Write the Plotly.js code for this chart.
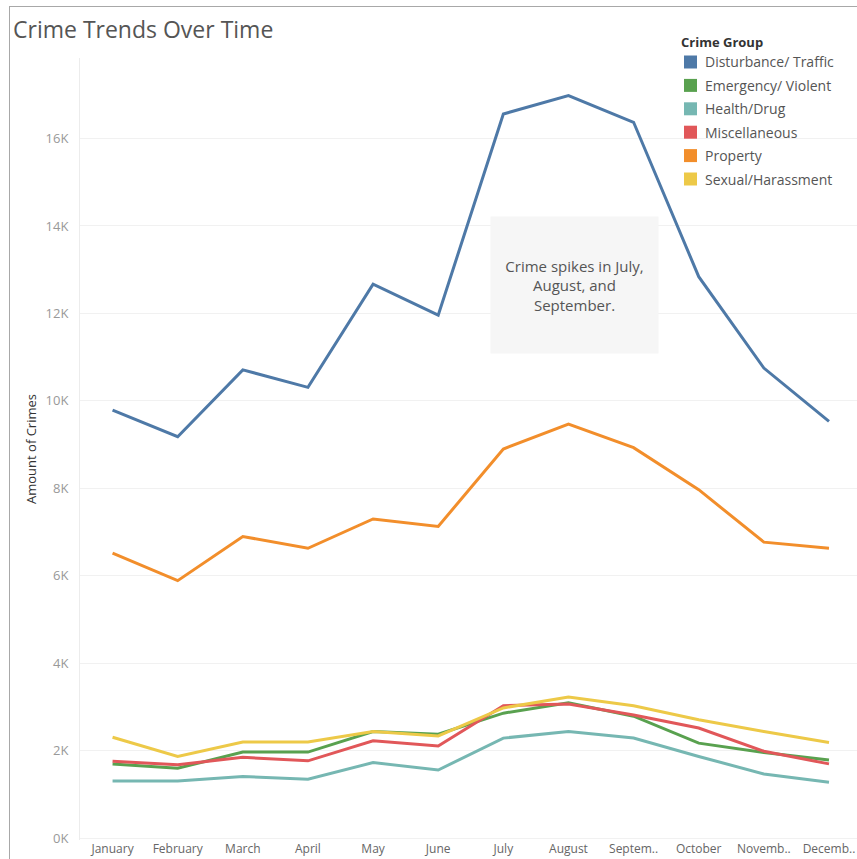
<!DOCTYPE html>
<html>
<head>
<meta charset="utf-8">
<script src="https://cdn.plot.ly/plotly-3.0.1.min.js"></script>
<style>
  html, body { margin: 0; padding: 0; background: #fff; overflow: hidden; }
  #frame { position: absolute; left: 9px; top: 6px; width: 860px; height: 860px;
           border-left: 1px solid #a8a8a8; border-top: 1px solid #a8a8a8; }
  #chart { position: absolute; left: 0; top: 0; width: 857px; height: 859px; }
</style>
</head>
<body>
<div id="frame"></div>
<div id="chart"></div>
<script>
const months = ["January","February","March","April","May","June","July","August","September","October","November","December"];
const monthLabels = ["January","February","March","April","May","June","July","August","Septem..","October","Novemb..","Decemb.."];

const groups = ["Disturbance/ Traffic","Emergency/ Violent","Health/Drug","Miscellaneous","Property","Sexual/Harassment"];
const colors = ["#4e79a7","#59a14f","#76b7b2","#e15759","#f28e2b","#edc948"];

const disturbanceTraffic = [9790, 9180, 10710, 10310, 12670, 11960, 16560, 16980, 16370, 12840, 10750, 9530];
const emergencyViolent   = [1700, 1600, 1970, 1970, 2440, 2380, 2860, 3100, 2790, 2175, 1960, 1790];
const healthDrug         = [1310, 1310, 1410, 1350, 1730, 1560, 2290, 2440, 2290, 1870, 1470, 1280];
const miscellaneous      = [1760, 1680, 1850, 1770, 2230, 2110, 3030, 3070, 2820, 2520, 1990, 1700];
const property           = [6520, 5890, 6900, 6630, 7300, 7130, 8900, 9470, 8930, 7970, 6770, 6630];
const sexualHarassment   = [2310, 1870, 2200, 2200, 2440, 2340, 2980, 3230, 3030, 2710, 2440, 2190];

const series = [disturbanceTraffic, emergencyViolent, healthDrug, miscellaneous, property, sexualHarassment];

const yTickVals = [0, 2000, 4000, 6000, 8000, 10000, 12000, 14000, 16000];
const yTickText = ["0K","2K","4K","6K","8K","10K","12K","14K","16K"];

const legendTitle = "Crime Group";
const annotationText = "Crime spikes in July,<br>August, and<br>September.";

const font = "'Open Sans', 'DejaVu Sans', sans-serif";

// plot-area geometry (pixels) used to place legend pieces in paper coords
const M = { l: 80, r: 0, t: 58, b: 19 };
const W = 857, H = 859;
const pw = W - M.l - M.r, ph = H - M.t - M.b;
const px = v => (v - M.l) / pw;
const py = v => (H - M.b - v) / ph;

const traces = series.map((vals, i) => ({
  type: "scatter", mode: "lines",
  x: months, y: vals, name: groups[i],
  line: { color: colors[i], width: 3 },
  showlegend: false,
  hoverinfo: "x+y+name"
}));

const annotations = [];
const shapes = [];

// Legend (built from groups/colors)
annotations.push({
  xref: "paper", yref: "paper", x: px(679), y: py(42),
  xanchor: "left", yanchor: "middle", showarrow: false,
  text: "<b>" + legendTitle + "</b>",
  font: { family: font, size: 13, color: "#333" }
});
groups.forEach((g, i) => {
  const rowY = 62 + i * 23.4;
  shapes.push({
    type: "rect", xref: "paper", yref: "paper",
    x0: px(684), x1: px(697), y0: py(rowY - 6.5), y1: py(rowY + 6.5),
    fillcolor: colors[i], line: { width: 0 }
  });
  annotations.push({
    xref: "paper", yref: "paper", x: px(703), y: py(rowY),
    xanchor: "left", yanchor: "middle", showarrow: false,
    text: g, font: { family: font, size: 14, color: "#555" }
  });
});

// Call-out box
annotations.push({
  xref: "paper", yref: "paper",
  x: px(574.5), y: py(285), xanchor: "center", yanchor: "middle",
  text: annotationText, showarrow: false,
  align: "center",
  width: 165, height: 134,
  bgcolor: "#f6f6f6",
  font: { family: font, size: 15, color: "#555" }
});

const layout = {
  width: W, height: H,
  margin: M,
  paper_bgcolor: "rgba(0,0,0,0)",
  plot_bgcolor: "rgba(0,0,0,0)",
  font: { family: font, color: "#555" },
  title: {
    text: "Crime Trends Over Time",
    x: 13 / W, xref: "container", xanchor: "left",
    y: 1, yref: "container", yanchor: "top",
    pad: { t: 22 },
    font: { family: font, size: 23, color: "#555" }
  },
  xaxis: {
    type: "category",
    categoryorder: "array", categoryarray: months,
    tickvals: months, ticktext: monthLabels,
    range: [-0.5, 11.43],
    showgrid: false, zeroline: false, showline: false,
    ticks: "", tickfont: { family: font, size: 12, color: "#666" },
    fixedrange: true
  },
  yaxis: {
    range: [-40, 17840],
    tickvals: yTickVals, ticktext: yTickText,
    showgrid: true, gridcolor: "#f1f1f1", gridwidth: 1,
    zeroline: false,
    showline: true, linecolor: "#ececec", linewidth: 1,
    ticks: "", ticklabelstandoff: 8,
    tickfont: { family: font, size: 13, color: "#999" },
    title: { text: "Amount of Crimes", standoff: 6,
             font: { family: font, size: 13, color: "#333" } },
    fixedrange: true
  },
  shapes: shapes,
  annotations: annotations,
  showlegend: false
};

Plotly.newPlot("chart", traces, layout, { displayModeBar: false, staticPlot: true });
</script>
</body>
</html>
- - - - - - -
Give every line back word for word and leave the pictures out.

### Answer to this problem
Write the Plotly.js code for this chart.
<!DOCTYPE html>
<html>
<head>
<meta charset="utf-8">
<script src="https://cdn.plot.ly/plotly-3.0.1.min.js"></script>
<style>
  html, body { margin: 0; padding: 0; background: #fff; overflow: hidden; }
  #frame { position: absolute; left: 9px; top: 6px; width: 860px; height: 860px;
           border-left: 1px solid #a8a8a8; border-top: 1px solid #a8a8a8; }
  #chart { position: absolute; left: 0; top: 0; width: 857px; height: 859px; }
</style>
</head>
<body>
<div id="frame"></div>
<div id="chart"></div>
<script>
const months = ["January","February","March","April","May","June","July","August","September","October","November","December"];
const monthLabels = ["January","February","March","April","May","June","July","August","Septem..","October","Novemb..","Decemb.."];

const groups = ["Disturbance/ Traffic","Emergency/ Violent","Health/Drug","Miscellaneous","Property","Sexual/Harassment"];
const colors = ["#4e79a7","#59a14f","#76b7b2","#e15759","#f28e2b","#edc948"];

const disturbanceTraffic = [9790, 9180, 10710, 10310, 12670, 11960, 16560, 16980, 16370, 12840, 10750, 9530];
const emergencyViolent   = [1700, 1600, 1970, 1970, 2440, 2380, 2860, 3100, 2790, 2175, 1960, 1790];
const healthDrug         = [1310, 1310, 1410, 1350, 1730, 1560, 2290, 2440, 2290, 1870, 1470, 1280];
const miscellaneous      = [1760, 1680, 1850, 1770, 2230, 2110, 3030, 3070, 2820, 2520, 1990, 1700];
const property           = [6520, 5890, 6900, 6630, 7300, 7130, 8900, 9470, 8930, 7970, 6770, 6630];
const sexualHarassment   = [2310, 1870, 2200, 2200, 2440, 2340, 2980, 3230, 3030, 2710, 2440, 2190];

const series = [disturbanceTraffic, emergencyViolent, healthDrug, miscellaneous, property, sexualHarassment];

const yTickVals = [0, 2000, 4000, 6000, 8000, 10000, 12000, 14000, 16000];
const yTickText = ["0K","2K","4K","6K","8K","10K","12K","14K","16K"];

const legendTitle = "Crime Group";
const annotationText = "Crime spikes in July,<br>August, and<br>September.";

const font = "'Open Sans', 'DejaVu Sans', sans-serif";

// plot-area geometry (pixels) used to place legend pieces in paper coords
const M = { l: 80, r: 0, t: 58, b: 19 };
const W = 857, H = 859;
const pw = W - M.l - M.r, ph = H - M.t - M.b;
const px = v => (v - M.l) / pw;
const py = v => (H - M.b - v) / ph;

const traces = series.map((vals, i) => ({
  type: "scatter", mode: "lines",
  x: months, y: vals, name: groups[i],
  line: { color: colors[i], width: 3 },
  showlegend: false,
  hoverinfo: "x+y+name"
}));

const annotations = [];
const shapes = [];

// Legend (built from groups/colors)
annotations.push({
  xref: "paper", yref: "paper", x: px(679), y: py(42),
  xanchor: "left", yanchor: "middle", showarrow: false,
  text: "<b>" + legendTitle + "</b>",
  font: { family: font, size: 13, color: "#333" }
});
groups.forEach((g, i) => {
  const rowY = 62 + i * 23.4;
  shapes.push({
    type: "rect", xref: "paper", yref: "paper",
    x0: px(684), x1: px(697), y0: py(rowY - 6.5), y1: py(rowY + 6.5),
    fillcolor: colors[i], line: { width: 0 }
  });
  annotations.push({
    xref: "paper", yref: "paper", x: px(703), y: py(rowY),
    xanchor: "left", yanchor: "middle", showarrow: false,
    text: g, font: { family: font, size: 14, color: "#555" }
  });
});

// Call-out box
annotations.push({
  xref: "paper", yref: "paper",
  x: px(574.5), y: py(285), xanchor: "center", yanchor: "middle",
  text: annotationText, showarrow: false,
  align: "center",
  width: 165, height: 134,
  bgcolor: "#f6f6f6",
  font: { family: font, size: 15, color: "#555" }
});

const layout = {
  width: W, height: H,
  margin: M,
  paper_bgcolor: "rgba(0,0,0,0)",
  plot_bgcolor: "rgba(0,0,0,0)",
  font: { family: font, color: "#555" },
  title: {
    text: "Crime Trends Over Time",
    x: 13 / W, xref: "container", xanchor: "left",
    y: 1, yref: "container", yanchor: "top",
    pad: { t: 22 },
    font: { family: font, size: 23, color: "#555" }
  },
  xaxis: {
    type: "category",
    categoryorder: "array", categoryarray: months,
    tickvals: months, ticktext: monthLabels,
    range: [-0.5, 11.43],
    showgrid: false, zeroline: false, showline: false,
    ticks: "", tickfont: { family: font, size: 12, color: "#666" },
    fixedrange: true
  },
  yaxis: {
    range: [-40, 17840],
    tickvals: yTickVals, ticktext: yTickText,
    showgrid: true, gridcolor: "#f1f1f1", gridwidth: 1,
    zeroline: false,
    showline: true, linecolor: "#ececec", linewidth: 1,
    ticks: "", ticklabelstandoff: 8,
    tickfont: { family: font, size: 13, color: "#999" },
    title: { text: "Amount of Crimes", standoff: 6,
             font: { family: font, size: 13, color: "#333" } },
    fixedrange: true
  },
  shapes: shapes,
  annotations: annotations,
  showlegend: false
};

Plotly.newPlot("chart", traces, layout, { displayModeBar: false, staticPlot: true });
</script>
</body>
</html>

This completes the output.